One way to see this difference is in how cultures transmit values. Some cultures rely on fixed narratives: stories treated as complete and final, designed to be repeated rather than questioned. Others pass down living traditions: norms, principles, and procedures explicitly designed to be reinterpreted as circumstances change. The first preserves identity by freezing meaning. The second preserves continuity by allowing revision. Corrigibility belongs to the second approach. It is what allows a system, whether personal, institutional, or artificial, to remain itself while still learning.

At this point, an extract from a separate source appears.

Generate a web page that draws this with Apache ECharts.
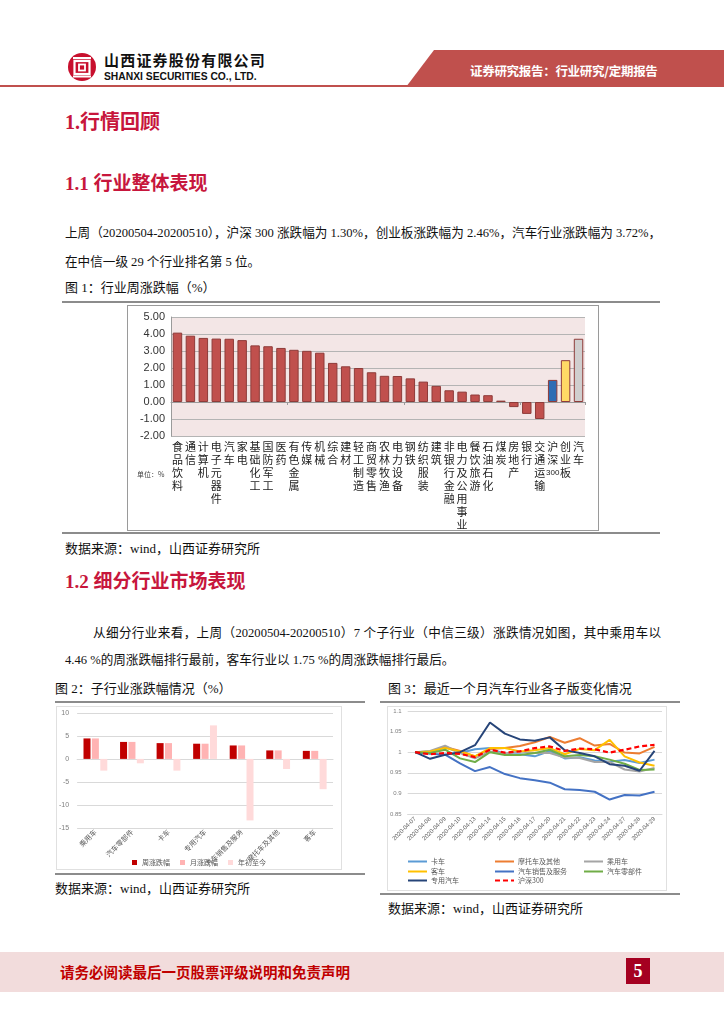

The connection to the book’s central arguments is direct. Constraint, as Chapter 11 argued, is the architectural condition for durable intelligence. Corrigibility is constraint applied to succession: the deliberate preservation of the ability to be corrected, even by agents who do not share your context, your knowledge, or your values. A system that is corrigible can survive the drift tax, because the drift, however far it carries the system from its original specification, can be detected and addressed by successors with the authority and the capability to intervene.

A system that is not corrigible becomes, over time, a locked trajectory. Its original intent hardens into infrastructure. Its accumulated drift becomes invisible because the mechanisms that would have detected it have been overridden by the same process that produced them. The system continues to operate, increasingly distant from any intent that any agent ever endorsed, because no agent retains the ability to call it back.

There is a serious objection to making corrigibility supreme, and it does not dispute that locked trajectories are dangerous. It disputes that corrigibility escapes them. A system that remains open to correction is open to correction by whoever holds the lever, and the capacity to be realigned says nothing about whether the realigner is trustworthy. A perfectly corrigible superintelligence is also a perfectly capturable one, responsive to the values of whatever actor controls it at any given moment, including actors whose authority no one would have ratified. Chapter 14 warned about the concentration of power in few hands; corrigibility as the highest value can hand those hands the realignment lever directly. Entrenchment of present power is its own locked trajectory, and the lock is no less binding for being held by humans rather than by infrastructure. Read this way, corrigibility does not preserve the open future so much as relocate the question of who gets to close it.

The objection is correct, and its correctness sharpens the claim rather than defeating it. Corrigibility is necessary for systems beyond the Successor Horizon, but it was never sufficient, and an account that treated it as sufficient would smuggle in exactly the status-quo bias the objection identifies. What the objection establishes is that corrigibility has a second variable hidden inside it: corrigible toward whom. A revision lever wired to a single unaccountable actor reproduces the locked trajectory in a more convenient form, since the drift it permits is the drift that actor prefers. The property worth preserving is therefore not corrigibility alone but corrigibility paired with legitimate revision authority, distributed widely enough and held accountably enough that no single inheritor can quietly capture the process of correction. This returns the chapter to the stewardship the successor relationship has demanded throughout. The successor problem was never solved by retaining the power to intervene, but by ensuring that power is held by successors plural, under conditions that keep any one of them from converting a shared inheritance into a private trajectory. Naming that condition is not the same as meeting it. How to constitute legitimate, distributed revision authority, accountable and hard to capture and durable across the very drift it must govern, is among the hardest unsolved problems in institutional design, and this book does not claim to have solved it. It claims only that this is the right problem to be working on.

This is the deepest structural risk of artificial intelligence, and it is a risk that the conventional alignment discourse, focused on value specification at the moment of deployment, does not adequately address. The question is not only whether we can build systems whose values align with ours at the moment we set them in motion. The question is whether we can build systems that preserve the ability to be realigned as values, contexts, and understanding change over time, which is to say, the question is whether we can build systems that remain corrigible across the Successor Horizon.